(Requirement): Restate all of the data exactly.

** Start Material provided **

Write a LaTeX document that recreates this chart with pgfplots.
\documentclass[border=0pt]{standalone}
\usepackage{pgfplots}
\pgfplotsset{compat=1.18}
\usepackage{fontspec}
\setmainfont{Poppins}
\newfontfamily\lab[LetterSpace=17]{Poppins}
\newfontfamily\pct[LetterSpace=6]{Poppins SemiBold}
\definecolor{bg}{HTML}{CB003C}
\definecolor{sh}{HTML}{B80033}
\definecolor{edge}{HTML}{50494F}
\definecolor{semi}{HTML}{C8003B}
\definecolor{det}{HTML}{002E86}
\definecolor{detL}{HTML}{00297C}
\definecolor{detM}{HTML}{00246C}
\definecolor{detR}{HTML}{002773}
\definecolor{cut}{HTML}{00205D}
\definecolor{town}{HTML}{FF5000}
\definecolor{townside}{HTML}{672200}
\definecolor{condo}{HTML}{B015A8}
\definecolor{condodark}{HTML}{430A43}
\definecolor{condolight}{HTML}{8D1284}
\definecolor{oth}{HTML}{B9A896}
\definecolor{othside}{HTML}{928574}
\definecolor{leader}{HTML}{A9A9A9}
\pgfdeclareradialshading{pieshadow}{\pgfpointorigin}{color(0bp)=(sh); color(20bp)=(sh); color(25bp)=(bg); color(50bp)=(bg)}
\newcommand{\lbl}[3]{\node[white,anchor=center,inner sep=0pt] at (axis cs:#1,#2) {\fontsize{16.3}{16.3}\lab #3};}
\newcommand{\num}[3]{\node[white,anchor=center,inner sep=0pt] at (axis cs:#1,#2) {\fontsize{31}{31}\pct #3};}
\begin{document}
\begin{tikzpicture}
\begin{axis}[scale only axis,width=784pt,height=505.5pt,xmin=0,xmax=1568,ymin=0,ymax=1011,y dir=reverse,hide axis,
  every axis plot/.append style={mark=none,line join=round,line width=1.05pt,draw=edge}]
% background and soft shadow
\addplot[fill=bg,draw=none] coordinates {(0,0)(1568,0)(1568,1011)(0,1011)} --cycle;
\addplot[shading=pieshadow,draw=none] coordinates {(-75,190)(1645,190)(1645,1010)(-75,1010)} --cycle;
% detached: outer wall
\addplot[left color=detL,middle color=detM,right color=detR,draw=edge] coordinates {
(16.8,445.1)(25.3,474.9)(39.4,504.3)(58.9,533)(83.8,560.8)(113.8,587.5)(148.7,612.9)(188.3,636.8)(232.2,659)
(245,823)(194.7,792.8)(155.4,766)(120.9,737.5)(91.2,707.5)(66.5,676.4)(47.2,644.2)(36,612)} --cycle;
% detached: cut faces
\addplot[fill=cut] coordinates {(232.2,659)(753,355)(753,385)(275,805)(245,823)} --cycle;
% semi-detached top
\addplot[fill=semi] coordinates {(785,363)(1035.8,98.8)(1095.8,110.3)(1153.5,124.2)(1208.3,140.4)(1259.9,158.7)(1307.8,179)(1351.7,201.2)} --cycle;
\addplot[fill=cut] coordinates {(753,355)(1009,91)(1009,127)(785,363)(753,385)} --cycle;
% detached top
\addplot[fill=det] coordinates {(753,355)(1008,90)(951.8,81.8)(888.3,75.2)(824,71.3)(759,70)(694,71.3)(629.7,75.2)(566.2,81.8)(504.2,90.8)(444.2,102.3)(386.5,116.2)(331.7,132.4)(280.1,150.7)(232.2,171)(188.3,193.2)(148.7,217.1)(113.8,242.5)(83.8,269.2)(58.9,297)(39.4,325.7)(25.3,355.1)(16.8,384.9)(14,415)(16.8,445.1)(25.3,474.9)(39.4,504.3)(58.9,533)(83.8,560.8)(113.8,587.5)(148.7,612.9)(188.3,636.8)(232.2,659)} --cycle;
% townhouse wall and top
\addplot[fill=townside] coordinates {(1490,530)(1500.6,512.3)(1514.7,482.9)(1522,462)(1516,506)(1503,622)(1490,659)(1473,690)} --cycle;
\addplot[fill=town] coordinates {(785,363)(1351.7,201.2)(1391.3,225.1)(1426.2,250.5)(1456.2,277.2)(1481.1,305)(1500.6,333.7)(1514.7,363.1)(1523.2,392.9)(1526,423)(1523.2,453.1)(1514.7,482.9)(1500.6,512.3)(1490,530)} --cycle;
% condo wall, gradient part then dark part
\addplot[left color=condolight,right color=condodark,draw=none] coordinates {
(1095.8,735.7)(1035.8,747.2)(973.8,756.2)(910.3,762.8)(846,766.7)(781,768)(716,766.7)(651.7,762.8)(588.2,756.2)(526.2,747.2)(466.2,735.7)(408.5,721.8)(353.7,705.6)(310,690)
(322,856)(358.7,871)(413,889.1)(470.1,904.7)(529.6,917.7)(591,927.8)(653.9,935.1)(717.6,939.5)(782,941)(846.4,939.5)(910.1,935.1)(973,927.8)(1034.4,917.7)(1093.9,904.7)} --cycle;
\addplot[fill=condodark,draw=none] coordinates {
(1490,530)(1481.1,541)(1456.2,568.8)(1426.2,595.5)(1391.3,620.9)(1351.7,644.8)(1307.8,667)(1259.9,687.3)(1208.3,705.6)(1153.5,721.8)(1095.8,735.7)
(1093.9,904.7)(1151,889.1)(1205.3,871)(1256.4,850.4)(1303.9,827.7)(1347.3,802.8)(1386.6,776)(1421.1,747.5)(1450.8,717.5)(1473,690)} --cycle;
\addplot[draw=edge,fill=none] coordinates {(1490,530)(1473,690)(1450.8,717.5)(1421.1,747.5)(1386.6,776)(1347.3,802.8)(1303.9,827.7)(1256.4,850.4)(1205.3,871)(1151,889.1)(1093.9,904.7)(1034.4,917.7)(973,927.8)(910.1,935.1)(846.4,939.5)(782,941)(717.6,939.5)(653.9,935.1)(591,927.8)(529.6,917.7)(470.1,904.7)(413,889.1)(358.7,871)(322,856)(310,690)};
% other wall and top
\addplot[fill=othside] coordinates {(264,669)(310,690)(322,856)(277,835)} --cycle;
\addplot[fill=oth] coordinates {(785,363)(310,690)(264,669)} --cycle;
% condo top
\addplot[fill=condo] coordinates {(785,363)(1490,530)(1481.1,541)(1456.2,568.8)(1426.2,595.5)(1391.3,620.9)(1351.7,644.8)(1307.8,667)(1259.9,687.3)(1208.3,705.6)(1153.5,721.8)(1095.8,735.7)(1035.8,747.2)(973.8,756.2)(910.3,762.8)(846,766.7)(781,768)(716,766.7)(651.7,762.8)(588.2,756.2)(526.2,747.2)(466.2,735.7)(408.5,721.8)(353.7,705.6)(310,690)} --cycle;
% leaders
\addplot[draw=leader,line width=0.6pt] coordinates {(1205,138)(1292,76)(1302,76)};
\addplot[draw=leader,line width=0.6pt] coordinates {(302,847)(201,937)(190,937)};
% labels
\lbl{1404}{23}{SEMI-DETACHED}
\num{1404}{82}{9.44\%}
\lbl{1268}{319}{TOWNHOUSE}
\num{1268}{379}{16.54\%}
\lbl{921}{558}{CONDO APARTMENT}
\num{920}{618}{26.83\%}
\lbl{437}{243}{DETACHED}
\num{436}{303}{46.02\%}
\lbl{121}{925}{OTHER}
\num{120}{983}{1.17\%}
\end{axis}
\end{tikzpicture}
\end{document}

** End Material provided **

(Solution to the problem):
Write a LaTeX document that recreates this chart with pgfplots.
\documentclass[border=0pt]{standalone}
\usepackage{pgfplots}
\pgfplotsset{compat=1.18}
\usepackage{fontspec}
\setmainfont{Poppins}
\newfontfamily\lab[LetterSpace=17]{Poppins}
\newfontfamily\pct[LetterSpace=6]{Poppins SemiBold}
\definecolor{bg}{HTML}{CB003C}
\definecolor{sh}{HTML}{B80033}
\definecolor{edge}{HTML}{50494F}
\definecolor{semi}{HTML}{C8003B}
\definecolor{det}{HTML}{002E86}
\definecolor{detL}{HTML}{00297C}
\definecolor{detM}{HTML}{00246C}
\definecolor{detR}{HTML}{002773}
\definecolor{cut}{HTML}{00205D}
\definecolor{town}{HTML}{FF5000}
\definecolor{townside}{HTML}{672200}
\definecolor{condo}{HTML}{B015A8}
\definecolor{condodark}{HTML}{430A43}
\definecolor{condolight}{HTML}{8D1284}
\definecolor{oth}{HTML}{B9A896}
\definecolor{othside}{HTML}{928574}
\definecolor{leader}{HTML}{A9A9A9}
\pgfdeclareradialshading{pieshadow}{\pgfpointorigin}{color(0bp)=(sh); color(20bp)=(sh); color(25bp)=(bg); color(50bp)=(bg)}
\newcommand{\lbl}[3]{\node[white,anchor=center,inner sep=0pt] at (axis cs:#1,#2) {\fontsize{16.3}{16.3}\lab #3};}
\newcommand{\num}[3]{\node[white,anchor=center,inner sep=0pt] at (axis cs:#1,#2) {\fontsize{31}{31}\pct #3};}
\begin{document}
\begin{tikzpicture}
\begin{axis}[scale only axis,width=784pt,height=505.5pt,xmin=0,xmax=1568,ymin=0,ymax=1011,y dir=reverse,hide axis,
  every axis plot/.append style={mark=none,line join=round,line width=1.05pt,draw=edge}]
% background and soft shadow
\addplot[fill=bg,draw=none] coordinates {(0,0)(1568,0)(1568,1011)(0,1011)} --cycle;
\addplot[shading=pieshadow,draw=none] coordinates {(-75,190)(1645,190)(1645,1010)(-75,1010)} --cycle;
% detached: outer wall
\addplot[left color=detL,middle color=detM,right color=detR,draw=edge] coordinates {
(16.8,445.1)(25.3,474.9)(39.4,504.3)(58.9,533)(83.8,560.8)(113.8,587.5)(148.7,612.9)(188.3,636.8)(232.2,659)
(245,823)(194.7,792.8)(155.4,766)(120.9,737.5)(91.2,707.5)(66.5,676.4)(47.2,644.2)(36,612)} --cycle;
% detached: cut faces
\addplot[fill=cut] coordinates {(232.2,659)(753,355)(753,385)(275,805)(245,823)} --cycle;
% semi-detached top
\addplot[fill=semi] coordinates {(785,363)(1035.8,98.8)(1095.8,110.3)(1153.5,124.2)(1208.3,140.4)(1259.9,158.7)(1307.8,179)(1351.7,201.2)} --cycle;
\addplot[fill=cut] coordinates {(753,355)(1009,91)(1009,127)(785,363)(753,385)} --cycle;
% detached top
\addplot[fill=det] coordinates {(753,355)(1008,90)(951.8,81.8)(888.3,75.2)(824,71.3)(759,70)(694,71.3)(629.7,75.2)(566.2,81.8)(504.2,90.8)(444.2,102.3)(386.5,116.2)(331.7,132.4)(280.1,150.7)(232.2,171)(188.3,193.2)(148.7,217.1)(113.8,242.5)(83.8,269.2)(58.9,297)(39.4,325.7)(25.3,355.1)(16.8,384.9)(14,415)(16.8,445.1)(25.3,474.9)(39.4,504.3)(58.9,533)(83.8,560.8)(113.8,587.5)(148.7,612.9)(188.3,636.8)(232.2,659)} --cycle;
% townhouse wall and top
\addplot[fill=townside] coordinates {(1490,530)(1500.6,512.3)(1514.7,482.9)(1522,462)(1516,506)(1503,622)(1490,659)(1473,690)} --cycle;
\addplot[fill=town] coordinates {(785,363)(1351.7,201.2)(1391.3,225.1)(1426.2,250.5)(1456.2,277.2)(1481.1,305)(1500.6,333.7)(1514.7,363.1)(1523.2,392.9)(1526,423)(1523.2,453.1)(1514.7,482.9)(1500.6,512.3)(1490,530)} --cycle;
% condo wall, gradient part then dark part
\addplot[left color=condolight,right color=condodark,draw=none] coordinates {
(1095.8,735.7)(1035.8,747.2)(973.8,756.2)(910.3,762.8)(846,766.7)(781,768)(716,766.7)(651.7,762.8)(588.2,756.2)(526.2,747.2)(466.2,735.7)(408.5,721.8)(353.7,705.6)(310,690)
(322,856)(358.7,871)(413,889.1)(470.1,904.7)(529.6,917.7)(591,927.8)(653.9,935.1)(717.6,939.5)(782,941)(846.4,939.5)(910.1,935.1)(973,927.8)(1034.4,917.7)(1093.9,904.7)} --cycle;
\addplot[fill=condodark,draw=none] coordinates {
(1490,530)(1481.1,541)(1456.2,568.8)(1426.2,595.5)(1391.3,620.9)(1351.7,644.8)(1307.8,667)(1259.9,687.3)(1208.3,705.6)(1153.5,721.8)(1095.8,735.7)
(1093.9,904.7)(1151,889.1)(1205.3,871)(1256.4,850.4)(1303.9,827.7)(1347.3,802.8)(1386.6,776)(1421.1,747.5)(1450.8,717.5)(1473,690)} --cycle;
\addplot[draw=edge,fill=none] coordinates {(1490,530)(1473,690)(1450.8,717.5)(1421.1,747.5)(1386.6,776)(1347.3,802.8)(1303.9,827.7)(1256.4,850.4)(1205.3,871)(1151,889.1)(1093.9,904.7)(1034.4,917.7)(973,927.8)(910.1,935.1)(846.4,939.5)(782,941)(717.6,939.5)(653.9,935.1)(591,927.8)(529.6,917.7)(470.1,904.7)(413,889.1)(358.7,871)(322,856)(310,690)};
% other wall and top
\addplot[fill=othside] coordinates {(264,669)(310,690)(322,856)(277,835)} --cycle;
\addplot[fill=oth] coordinates {(785,363)(310,690)(264,669)} --cycle;
% condo top
\addplot[fill=condo] coordinates {(785,363)(1490,530)(1481.1,541)(1456.2,568.8)(1426.2,595.5)(1391.3,620.9)(1351.7,644.8)(1307.8,667)(1259.9,687.3)(1208.3,705.6)(1153.5,721.8)(1095.8,735.7)(1035.8,747.2)(973.8,756.2)(910.3,762.8)(846,766.7)(781,768)(716,766.7)(651.7,762.8)(588.2,756.2)(526.2,747.2)(466.2,735.7)(408.5,721.8)(353.7,705.6)(310,690)} --cycle;
% leaders
\addplot[draw=leader,line width=0.6pt] coordinates {(1205,138)(1292,76)(1302,76)};
\addplot[draw=leader,line width=0.6pt] coordinates {(302,847)(201,937)(190,937)};
% labels
\lbl{1404}{23}{SEMI-DETACHED}
\num{1404}{82}{9.44\%}
\lbl{1268}{319}{TOWNHOUSE}
\num{1268}{379}{16.54\%}
\lbl{921}{558}{CONDO APARTMENT}
\num{920}{618}{26.83\%}
\lbl{437}{243}{DETACHED}
\num{436}{303}{46.02\%}
\lbl{121}{925}{OTHER}
\num{120}{983}{1.17\%}
\end{axis}
\end{tikzpicture}
\end{document}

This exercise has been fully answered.